Frustrated, the singer-songwriter created a music video titled United Breaks Guitars that became an Internet sensation.
The video got the attention of United Airlines and the Canadian guitarist met with top level executives, who promised to do better. But Mr. Carroll’s already tenuous confidence in United’s promises has faltered because, on arriving in Colorado over the weekend to speak at a conference on customer service, his old nemesis was at it again.
One of the three bags he’d checked in Saskatchewan failed to arrive when he did.
For more than an hour on Sunday, Mr. Carroll said he was told he could not leave the international baggage claim area at Denver International Airport because his bag was delayed, not lost, and he must be there to claim it when it came down the conveyor belt.

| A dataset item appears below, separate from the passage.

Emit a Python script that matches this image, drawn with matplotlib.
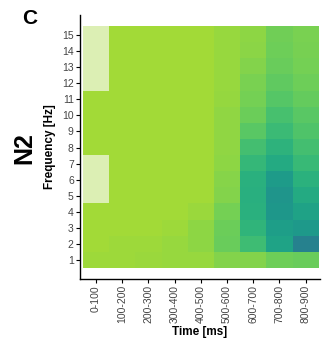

“I’m the only person pacing around this room,” Mr. Carroll said, describing how he was caught between the order from United to stay and a U.S. Customs official telling him to go.
Responding to the episode, United Airlines spokeswoman Robin Urbanski wrote in an email, “We will fully investigate what regretfully happened.”
The rest of his story is hardly unique, as many air travellers can attest. The bag, containing some musical equipment, shoes and CDs, became a frequent flyer, meandering across international borders inching ever nearer to Mr. Carroll’s destination in Colorado Springs, but not quite arriving.
But the bag’s journey is far less interesting than its owner’s. Mr. Carroll has gone from modest popularity in Canada to an internationally known spokesman for the disrespected consumer. His father-in-law, Brent Sansom, has become his business advisor to help him sort thousands of requests to speak and perform.
But there could have been no more appropriate audience to hear the latest instalment in the ongoing adventure between Mr. Carroll and United Airlines than the group of customer service executives to whom he spoke on Tuesday — albeit without his dress shoes and the United Breaks Guitars CD packed in his still undelivered suitcase.